Mauvaise pente, tout comme Le Feu au cul, montre des personnages qui vont au bout d’eux-mêmes, se confrontent à leur propres tabous, et dont la descente aux enfer aboutit à une sorte de renaissance. Est-ce un thème important pour vous ?
Je n’avais pas détecté ce tropisme ! Mais si je jette un œil aux textes en cours dont je parlais, ça se vérifie... Merci Docteur !
Je ne trouve pas très excitant d’écrire un roman érotique où les personnages enchaînent des expériences sans que ça modifie leur destin. Ils doivent vivre des transgressions dont ils ne maîtrisent pas les conséquences. Leurs pulsions sont fatales, leur font perdre le contrôle jusqu’à anéantir ce qu’ils ont construit. Cette aspiration à vivre sous l’empire de ses pulsions, à réaliser ses fantasmes les plus extrêmes, trouve son accomplissement lorsque leur chemin croise des êtres émancipés, machiavélique, sans scrupules, des individus qui leur ouvrent les portes de l’Enfer, de la déchéance et de leur jouissance, devenue leur unique raison de vivre. Tout un programme...
J'aime exprimer des choses inavouables
Votre écriture a-t-elle évolué ?
Ce qui m’amuse, dans un roman érotique, c’est la surenchère. Me surprendre moi-même. J’aime exprimer des choses inavouables, un peu monstrueuses et je crois que dans Mauvais pente je suis allé encore plus loin.

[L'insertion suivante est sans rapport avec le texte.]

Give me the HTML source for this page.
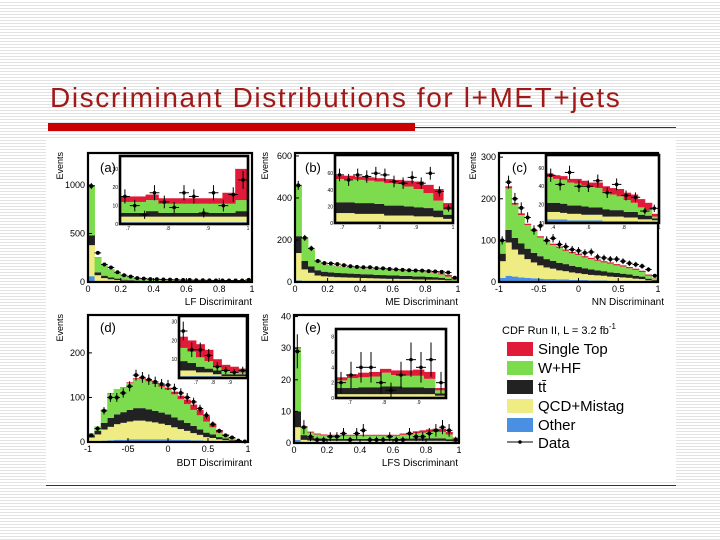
<!DOCTYPE html>
<html><head><meta charset="utf-8"><style>
html,body{margin:0;padding:0;}
body{width:720px;height:540px;position:relative;overflow:hidden;background:#fff repeating-linear-gradient(to bottom,#fff 0,#fff 2px,#e2e2e2 2px,#e2e2e2 3px);font-family:"Liberation Sans",sans-serif;}
#title{position:absolute;left:50px;top:82px;font-size:28px;color:#a01818;white-space:nowrap;letter-spacing:1.6px;}
#redbar{position:absolute;left:48px;top:123px;width:367px;height:8px;background:#c80000;}
#redline{position:absolute;left:415px;top:127px;width:261px;height:1px;background:#b00000;}
#fig{position:absolute;left:46px;top:138px;width:630px;height:342px;background:#fff;}
#botline{position:absolute;left:46px;top:485px;width:630px;height:1px;background:#b00000;}
svg{position:absolute;left:0;top:0;}
</style></head><body>
<div id="title">Discriminant Distributions for l+MET+jets</div>
<div id="redbar"></div>
<div id="redline"></div>
<div id="fig"></div>
<div id="botline"></div>
<svg id="chart" width="720" height="540"></svg>
<script>
// ---- Panel (a) LF discriminant ----
const aOther=[60,10,5,3,2,2,1,1,1,1,1,1,1,1,1,1,1,1,1,1,1,1,1,1,1];
const aQcd=[320,60,35,25,18,12,9,7,6,5,5,4,4,4,3,3,3,3,3,3,3,3,3,3,3];
const aTt=[100,30,25,20,15,10,8,6,5,4,4,4,3,3,3,3,3,3,3,3,3,3,3,3,4];
const aWhf=[510,150,100,80,55,35,25,18,14,12,10,9,8,7,7,6,6,6,5,5,5,5,5,5,8];
const aStop=[10,5,3,3,2,2,2,2,2,2,2,2,2,2,2,2,2,2,2,2,2,2,2,3,8];
const aData=[990,300,180,150,100,70,55,40,35,30,28,26,24,22,20,20,18,18,17,16,15,16,15,15,22];
const aiOther=[1,1,1,1,1,1,1,1,1,1];
const aiQcd=[3,3,3,3,3,3,3,3,3,3];
const aiTt=[2,2,3,2,2,2,2,2,2,3];
const aiWhf=[6,6,6,5,5,5,5,5,5,6];
const aiStop=[3,3,3,3,3,3,3,3,6,17];
const aiData=[15,10,5,17,12,9,17,15,6,17,10,16,24];
// ---- Panel (b) ME discriminant ----
const bOther=[8,5,4,3,3,3,3,3,3,3,3,3,3,3,3,3,3,3,2,2,2,2,2,2,1];
const bQcd=[130,55,40,28,24,22,20,19,18,17,16,15,14,13,12,12,11,11,10,10,9,9,8,6,3];
const bTt=[80,40,30,25,22,21,20,20,19,19,18,18,17,17,16,16,15,15,14,14,13,12,10,6,2];
const bWhf=[240,110,80,40,34,33,32,30,30,28,28,28,27,27,27,26,26,25,24,24,22,20,16,12,5];
const bStop=[2,1,1,1,1,1,1,1,1,1,1,1,1,1,1,1,1,1,1,2,2,3,5,8,6];
const bData=[460,210,160,100,90,88,85,80,75,72,70,70,66,65,62,60,58,56,55,54,52,50,48,45,20];
const biOther=[2,2,2,2,2,1,1,1,1,1,1,1];
const biQcd=[10,10,9,9,9,8,8,8,7,7,6,4];
const biTt=[13,13,13,13,12,12,12,11,11,10,8,5];
const biWhf=[28,28,28,27,27,27,26,24,22,18,12,6];
const biStop=[4,4,4,4,4,5,5,7,9,10,14,8];
const biData=[58,52,58,56,60,58,50,48,55,48,60,38,18];
// ---- Panel (c) NN discriminant ----
const cOther=[10,15,13,11,10,9,8,7,7,6,6,5,5,5,4,4,4,3,3,3,3,2,2,1,1];
const cQcd=[40,80,65,55,45,38,32,28,25,22,20,18,16,14,13,12,11,10,9,8,7,6,5,3,2];
const cTt=[18,30,28,27,25,23,22,20,19,18,17,16,15,14,13,12,11,10,10,9,8,7,6,4,2];
const cWhf=[30,100,80,68,57,52,45,42,38,36,32,30,29,26,25,23,21,21,18,17,15,14,11,7,4];
const cStop=[2,5,4,4,3,3,3,3,3,3,3,3,3,3,3,3,3,3,3,3,3,3,3,3,1];
const cData=[100,240,200,178,155,125,135,100,105,90,85,78,75,70,72,60,58,55,55,50,45,42,38,30,15];
const ciOther=[4,4,4,3,3,3,3,3,2,2,2,2,2,1,1,1];
const ciQcd=[8,8,7,7,7,6,6,6,5,5,5,4,4,3,3,2];
const ciTt=[10,10,10,9,9,9,8,8,8,7,7,6,6,5,4,2];
const ciWhf=[28,26,26,25,24,23,22,21,19,17,15,13,10,8,6,2];
const ciStop=[4,4,4,4,5,5,5,6,6,7,8,8,9,9,8,3];
const ciData=[52,42,55,40,40,46,33,42,30,28,13,16];
// ---- Panel (d) BDT discriminant ----
const dOther=[2,2,3,4,5,5,6,6,6,6,6,6,6,5,5,5,4,4,3,3,2,1,1,0,0];
const dQcd=[8,15,25,30,35,38,40,42,42,40,38,35,32,28,24,20,16,12,8,6,4,3,2,1,0];
const dTt=[4,8,15,20,22,24,26,28,28,27,26,25,24,22,20,18,16,12,10,8,5,4,2,1,0];
const dWhf=[6,10,30,55,55,55,60,65,65,63,60,58,55,52,47,42,36,32,25,16,10,6,3,1,0];
const dStop=[0,0,0,1,1,1,2,2,2,3,3,4,5,6,8,10,12,12,12,8,6,3,2,1,0];
const dData=[15,30,70,100,100,110,125,150,145,140,135,130,128,120,110,100,90,75,60,40,25,15,10,3,1];
const diOther=[1,1,1,1,1,0,0,0];
const diQcd=[3,3,2,2,1,1,1,1];
const diTt=[5,4,3,2,2,1,1,1];
const diWhf=[7,6,5,4,2,2,1,1];
const diStop=[6,6,7,6,4,3,3,2];
const diData=[25,15,15,12,6,4,3,4];
// ---- Panel (e) LFS discriminant ----
const eOther=[1,0.3,0.3,0.3,0.3,0.3,0.3,0.3,0.3,0.3,0.3,0.3,0.3,0.3,0.3,0.3,0.3,0.3,0.3,0.3,0.3,0.3,0.3,0.3,0.3];
const eQcd=[4,0.7,0.5,0.4,0.4,0.4,0.4,0.4,0.4,0.4,0.4,0.4,0.4,0.4,0.4,0.4,0.4,0.4,0.4,0.4,0.4,0.4,0.4,0.3,0.2];
const eTt=[5,1.5,1,0.8,0.7,0.6,0.6,0.6,0.6,0.6,0.6,0.6,0.6,0.6,0.6,0.6,0.7,0.7,0.8,0.8,0.8,0.8,0.8,0.6,0.3];
const eWhf=[20,2.5,1.5,1.2,1,1,1,1,1,1,1,1,1,1,1,1,1.2,1.3,1.6,1.8,2,2,2,1.5,0.6];
const eStop=[0.3,0.3,0.3,0.3,0.3,0.3,0.3,0.3,0.3,0.3,0.3,0.3,0.3,0.3,0.3,0.3,0.4,0.5,0.6,0.7,0.8,1,1,0.8,0.3];
const eData=[29,5,2,1,1,2,2,3,1,3,4,1,1,1,2,1,1,3,2,2,3,4,5,4,1];
const eiOther=[0.1,0.1,0.1,0.1,0.1,0.1,0.1,0.1,0.1,0.1];
const eiQcd=[0.4,0.4,0.4,0.4,0.4,0.4,0.4,0.4,0.4,0.2];
const eiTt=[0.8,0.8,0.9,0.9,1,1,0.9,0.9,0.8,0.3];
const eiWhf=[1,1.3,1.3,1.4,1.8,1.5,1.5,1.5,1.2,0.4];
const eiStop=[0.4,0.5,0.6,0.6,0.5,0.6,0.7,0.8,0.9,0.3];
const eiData=[2,3,4,4,2,1,3,5,4,5,2];
// ---- Axis tick labels ----
const ticksXa=[0,0.2,0.4,0.6,0.8,1];
const ticksXc=[-1,-0.5,0,0.5,1];
const ticksYa=[0,500,1000];
const ticksYb=[0,200,400,600];
const ticksYc=[0,100,200,300];
const ticksYd=[0,100,200];
const ticksYe=[0,10,20,30,40];

const COL=['#4a90e2','#eeec82','#222222','#7ddc4e','#e21a3a'];
const NS='http://www.w3.org/2000/svg';
const svg=document.getElementById('chart');
function el(tag,attrs,parent){const e=document.createElementNS(NS,tag);for(const k in attrs)e.setAttribute(k,attrs[k]);(parent||svg).appendChild(e);return e;}
function txt(s,x,y,size,anchor,parent){const t=el('text',{x:x,y:y,'font-size':size,'text-anchor':anchor||'middle','font-family':'Liberation Sans, sans-serif',fill:'#000'},parent);t.textContent=s;return t;}

function hist(name,box,dom,stacks,data,isInset){
  const g=el('g',{});
  
  
  const [X0,Y0,X1,Y1]=box,[xmin,xmax,ymax]=dom;
  const sx=v=>X0+(v-xmin)/(xmax-xmin)*(X1-X0);
  const sy=v=>Y1-Math.min(v,ymax)/ymax*(Y1-Y0);
  el('rect',{x:X0,y:Y0,width:X1-X0,height:Y1-Y0,fill:'#fff'},g);
  const n=stacks[0].length,w=(xmax-xmin)/n;
  const cum=new Array(n).fill(0);
  const names=['other','qcd-mistag','ttbar','w-hf','single-top'];
  stacks.forEach((arr,k)=>{
    for(let i=0;i<n;i++){
      const lo=cum[i],hi=cum[i]+arr[i];cum[i]=hi;
      if(arr[i]<=0)continue;
      const r=el('rect',{x:sx(xmin+i*w),y:sy(hi),width:sx(xmin+(i+1)*w)-sx(xmin+i*w)+0.4,height:Math.max(0,sy(lo)-sy(hi)),fill:COL[k]},g);
      
      
    }
  });
  const m=data.length,dw=(xmax-xmin)/m;
  for(let i=0;i<m;i++){
    const v=data[i],cx=sx(xmin+(i+0.5)*dw),cy=sy(v),e=Math.sqrt(v);
    const p=el('g',{},g);
    
    
    el('line',{x1:cx,x2:cx,y1:sy(v+e),y2:sy(Math.max(0,v-e)),stroke:'#000','stroke-width':1},p);
    el('line',{x1:sx(xmin+i*dw),x2:sx(xmin+(i+1)*dw),y1:cy,y2:cy,stroke:'#000','stroke-width':1},p);
    el('circle',{cx:cx,cy:cy,r:isInset?1.8:2,fill:'#000'},p);
  }
  el('rect',{x:X0,y:Y0,width:X1-X0,height:Y1-Y0,fill:'none',stroke:'#000','stroke-width':isInset?2.6:2.2},g);
  return {g,sx,sy};
}
function axes(h,xt,yt,box,fmt){
  const [X0,Y0,X1,Y1]=box;
  xt.forEach(v=>{txt(fmt?fmt(v):String(v),h.sx(v),Y1+10,9,'middle',h.g);el('line',{x1:h.sx(v),x2:h.sx(v),y1:Y1,y2:Y1-4,stroke:'#000'},h.g);});
  yt.forEach(v=>{txt(String(v),X0-3,h.sy(v)+3,9,'end',h.g);el('line',{x1:X0,x2:X0+4,y1:h.sy(v),y2:h.sy(v),stroke:'#000'},h.g);});
}
function insetAxes(h,xt,yt,box){
  const [X0,Y0,X1,Y1]=box;
  xt.forEach(v=>txt(String(v).replace(/^0/,''),h.sx(v),Y1+6,5,'middle',h.g));
  yt.forEach(v=>txt(String(v),X0-2,h.sy(v)+2,5,'end',h.g));
}
function label(s,x,y,name){const t=txt(s,x,y,13,'start');}
function ytitle(x,y){const t=txt('Events',x,y,9,'end');t.setAttribute('transform','rotate(-90 '+x+' '+y+')');}
function xtitle(s,x,y){const t=txt(s,x,y,10,'end');}

// (a)
let B=[88,153,252,282];
let h=hist('panel-a-main',B,[0,1,1330],[aOther,aQcd,aTt,aWhf,aStop],aData,false);
axes(h,ticksXa,ticksYa,B);ytitle(63,152);xtitle('LF Discrimirant',252,305);label('(a)',100,172,'panel-a-label');
B=[120,156,248,224];h=hist('panel-a-inset',B,[0.68,1,37],[aiOther,aiQcd,aiTt,aiWhf,aiStop],aiData,true);insetAxes(h,[0.7,0.8,0.9,1],[0,10,20,30],B);
// (b)
B=[295,153,458,282];
h=hist('panel-b-main',B,[0,1,614],[bOther,bQcd,bTt,bWhf,bStop],bData,false);
axes(h,ticksXa,ticksYb,B);ytitle(268,152);xtitle('ME Discriminant',458,305);label('(b)',305,172,'panel-b-label');
B=[335,155,453,223];h=hist('panel-b-inset',B,[0.68,1,82],[biOther,biQcd,biTt,biWhf,biStop],biData,true);insetAxes(h,[0.7,0.8,0.9,1],[0,20,40,60],B);
// (c)
B=[499,153,658,282];
h=hist('panel-c-main',B,[-1,1,310],[cOther,cQcd,cTt,cWhf,cStop],cData,false);
axes(h,ticksXc,ticksYc,B);ytitle(476,152);xtitle('NN Discriminant',664,305);label('(c)',512,172,'panel-c-label');
B=[546,155,659,223];h=hist('panel-c-inset',B,[0.36,1,74],[ciOther,ciQcd,ciTt,ciWhf,ciStop],ciData,true);insetAxes(h,[0.4,0.6,0.8,1],[0,20,40,60],B);
// (d)
B=[88,315,248,442];
h=hist('panel-d-main',B,[-1,1,285],[dOther,dQcd,dTt,dWhf,dStop],dData,false);
axes(h,ticksXc,ticksYd,B,v=>v===-0.5?'-05':String(v));ytitle(63,314);xtitle('BDT Discrimirant',252,466);label('(d)',100,332,'panel-d-label');
B=[179,316,247,378];h=hist('panel-d-inset',B,[0.6,1,33],[diOther,diQcd,diTt,diWhf,diStop],diData,true);insetAxes(h,[0.7,0.8,0.9],[10,20,30],B);
// (e)
B=[294,315,459,443];
h=hist('panel-e-main',B,[0,1,40.5],[eOther,eQcd,eTt,eWhf,eStop],eData,false);
axes(h,ticksXa,ticksYe,B);ytitle(268,314);xtitle('LFS Discriminant',458,466);label('(e)',305,332,'panel-e-label');
B=[336,329,446,398];h=hist('panel-e-inset',B,[0.66,0.98,9],[eiOther,eiQcd,eiTt,eiWhf,eiStop],eiData,true);insetAxes(h,[0.7,0.8,0.9],[0,2,4,6,8],B);

// legend
const lg=el('g',{});


const t0=txt('CDF Run II, L = 3.2 fb',502,334,11,'start',lg);
const sup=el('tspan',{dy:-5,'font-size':8},t0);
sup.textContent='-1';
const entries=[['Single Top',COL[4]],['W+HF',COL[3]],['tt\u0304',COL[2]],['QCD+Mistag',COL[1]],['Other',COL[0]]];
entries.forEach((e,i)=>{
  const y=342+i*19;
  const eg=el('g',{},lg);
  
  
  el('rect',{x:507,y:y,width:26,height:14,fill:e[1]},eg);
  txt(e[0],538,y+12,15,'start',eg);
});
const dg=el('g',{},lg);


el('line',{x1:507,x2:533,y1:442,y2:442,stroke:'#000'},dg);
el('circle',{cx:520,cy:442,r:1.8,fill:'#000'},dg);
txt('Data',538,448,15,'start',dg);
</script>
</body></html>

Aussi, mes personnages me paraissent mieux définis. Le ton du Feu au cul était celui d’un conte. Il y avait une part d’humour dans les scènes de sexe, une distance. Cette fois le ton est plus réaliste. Les personnages assument davantage leurs perversions et leur nature dévoyée. C’est ce qui les fait jouir. Les scènes de cul sont plus excitantes et le roman est plus radical, violent, que le précédent.
Aussi, j’ai laissé à mes personnages une plus grande liberté. J’ai pris plaisir à ne rien savoir d’eux et découvrir ce qui leur arrive, qui ils sont, à quel point ils sont dépravés, à mesure que le texte progresse.
Descente aux enfers et jouissance
La construction de Mauvaise pente m’a donné du fil à retordre, car tous les personnages interagissent à des degrés divers, selon des intérêts, des enjeux de pouvoir ou sentimentaux qui changent au fil de l’histoire. Lisa, avec sa beauté et la classe qui la caractérise, sème le trouble dans ce monde corrompu, où elle entre par effraction. Elle suscite des jalousies, des rivalités, entraîne avec elle des personnages qui risquent de se perdre à leur tour.
Pour raconter cette histoire-là, une forme plus complexe s’est imposée. Le roman est structuré par le parcours parallèle de deux protagonistes principaux. Les lieux sont mieux définis, plus réalistes, tout comme le métier des personnages. Le lecteur découvre en détail l’environnement social de l’héroïne, afin de mieux ressentir son déclassement, qui fait partie de sa descente aux enfers consentie – et de la jouissance que ça lui procure.